Auswege aus dem Schneckenhaus
Wenn es nach Innen geht, muss es auch wieder raus gehen. Sonst verliert man sich in den Weiten seiner Traumwelt. Oder — der andere Effekt, aber genau so unheimlich — es wird zu eng. Das Schneckenhaus des Egos ist nicht so geräumig. Und so ist es kein Wunder, dass die Innerlichkeitswelle in der Popmusik bereits gebrochen ist. Noch vor zwei Jahren konnten wir uns nicht retten vor Konzertterminen von bärtigen jungen Männern, die sich hypersensibel durch ihre überbordenden Gefühlswelten klampften. Hohe Stimmen (gerne im Duett), verschleppter Schlagzeugbeat (wenn überhaupt) und die allersanftesten Bluesharmonien auf der Gitarre (aber bitte keine Soli). Davon existiert auch eine weibliche Variante, allerdings nicht ganz so emotional zudringlich.
Half Moon Run, das Quartett aus Montreal, haben sich 2012 gegründet, also zu dem Zeitpunkt, als die Fleet Foxes — die genreprägende Band der neuen Innerlichkeit — auf dem Zenit ihres Schaffens standen. Es liegt nahe, Half Moon Run zu Epigonen zu erklären, aber ihr Witz besteht darin, mit dem Epigonalen nur zu spielen. Auf ihrem aktuellen Album »Sun Leads Me On« brauchen sie nur drei Tracks, um von einer ländlich anmutenden, sonnig verschlafenen Blues-Nummer zu einem Synthie-Track überzuleiten, der sich alsbald als straighter Indierock entpuppt. Das nächste Stück taucht in die bedrohten Gärten der Simon-Garfunkel-Melancholie ein. Aber auch diese Idylle trügt, wird das Stück doch zu einer Middle-of-the-Road-Nummer aufgeblasen, wie es sich einst nur die Eagles getraut hatten. Half Moon Run zerlegen die Folkherrlichkeit zu Baukastenteilen und rearrangieren sie zu einem kosmopolitischen Sound. Die Souveränität kanadischer Bands im Umgang mit dem drei Jahrzehnte umfassenden Material der Indieszene klingt hier an.

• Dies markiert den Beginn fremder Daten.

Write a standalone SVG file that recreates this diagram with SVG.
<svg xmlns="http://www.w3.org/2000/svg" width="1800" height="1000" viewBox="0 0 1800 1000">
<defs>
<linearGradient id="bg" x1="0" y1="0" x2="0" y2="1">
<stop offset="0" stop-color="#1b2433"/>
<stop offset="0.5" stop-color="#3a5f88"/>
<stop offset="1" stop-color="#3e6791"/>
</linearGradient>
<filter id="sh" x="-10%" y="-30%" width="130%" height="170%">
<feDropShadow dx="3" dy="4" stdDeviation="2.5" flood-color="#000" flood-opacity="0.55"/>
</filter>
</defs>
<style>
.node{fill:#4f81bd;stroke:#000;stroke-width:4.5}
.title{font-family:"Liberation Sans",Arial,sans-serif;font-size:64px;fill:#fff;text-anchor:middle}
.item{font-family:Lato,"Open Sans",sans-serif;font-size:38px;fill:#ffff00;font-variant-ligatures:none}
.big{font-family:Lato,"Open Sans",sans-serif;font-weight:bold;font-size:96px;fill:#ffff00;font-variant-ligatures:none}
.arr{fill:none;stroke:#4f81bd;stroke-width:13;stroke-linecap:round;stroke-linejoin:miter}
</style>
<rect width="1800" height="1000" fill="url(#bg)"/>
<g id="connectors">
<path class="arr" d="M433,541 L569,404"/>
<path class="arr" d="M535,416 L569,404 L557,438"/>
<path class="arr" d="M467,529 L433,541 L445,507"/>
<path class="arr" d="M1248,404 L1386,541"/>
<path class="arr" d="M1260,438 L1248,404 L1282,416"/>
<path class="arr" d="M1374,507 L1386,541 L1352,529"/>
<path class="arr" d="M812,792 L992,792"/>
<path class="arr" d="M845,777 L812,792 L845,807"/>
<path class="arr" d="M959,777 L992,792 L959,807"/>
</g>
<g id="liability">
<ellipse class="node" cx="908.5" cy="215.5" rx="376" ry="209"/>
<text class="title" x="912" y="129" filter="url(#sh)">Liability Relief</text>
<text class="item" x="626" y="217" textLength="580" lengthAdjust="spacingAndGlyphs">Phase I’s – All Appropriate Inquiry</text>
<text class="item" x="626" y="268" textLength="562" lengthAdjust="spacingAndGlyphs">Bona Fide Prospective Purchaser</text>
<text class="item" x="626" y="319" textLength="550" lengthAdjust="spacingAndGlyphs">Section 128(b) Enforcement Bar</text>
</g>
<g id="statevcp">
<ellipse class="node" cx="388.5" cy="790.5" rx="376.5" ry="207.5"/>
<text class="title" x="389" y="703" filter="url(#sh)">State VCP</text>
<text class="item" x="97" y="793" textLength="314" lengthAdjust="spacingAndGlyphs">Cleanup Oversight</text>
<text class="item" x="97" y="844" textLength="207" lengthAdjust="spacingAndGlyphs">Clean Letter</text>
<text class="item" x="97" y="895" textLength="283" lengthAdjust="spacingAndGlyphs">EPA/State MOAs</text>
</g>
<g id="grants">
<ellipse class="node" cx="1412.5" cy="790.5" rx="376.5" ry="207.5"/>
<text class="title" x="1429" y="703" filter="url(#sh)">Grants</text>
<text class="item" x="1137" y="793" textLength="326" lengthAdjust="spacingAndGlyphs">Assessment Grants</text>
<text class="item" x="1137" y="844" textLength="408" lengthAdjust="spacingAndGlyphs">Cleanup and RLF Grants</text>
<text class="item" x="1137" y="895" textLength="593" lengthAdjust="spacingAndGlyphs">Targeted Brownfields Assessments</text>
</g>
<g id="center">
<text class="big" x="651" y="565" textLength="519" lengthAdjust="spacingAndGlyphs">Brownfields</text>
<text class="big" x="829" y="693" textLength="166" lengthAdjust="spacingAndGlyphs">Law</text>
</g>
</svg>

Devon Portielje (Gesan, Gitarre, Percussion), Conner Molander (Gesang, Gitarre, Keyboard), (Gesang, Schlagzeug, Keyboard) und Isaac Symonds (Gesang, Percussion, Keyboard, Gitarre): Man sieht es schon an Besetzung und gleichberechtigter instrumentaler Arbeitsteilung, dass Half Moon Run horizontal arbeiten. Alles findet auf eine Ebene statt. Es soll kein Weg mehr nach Innen bestritten werden, es wird eingesammelt, was in dieser Ecke der Popkultur (weiß, großstädtisch, westlich) für maximale Gefühlswerte steht. Half Moon Run erweisen sich darin als klassische Band des Übergangs: das eine ist vorbei, das andere hat sich noch nicht herausgeschält.
Wie es sich herausschälen kann, zeigen die Kanadier gleich mit: Alle Sounds, Rhythmen, Melodien, Stile müssen präsent sein. Aus der Evolution der ständigen Kombination explodiert vielleicht doch noch mal eine Revolution.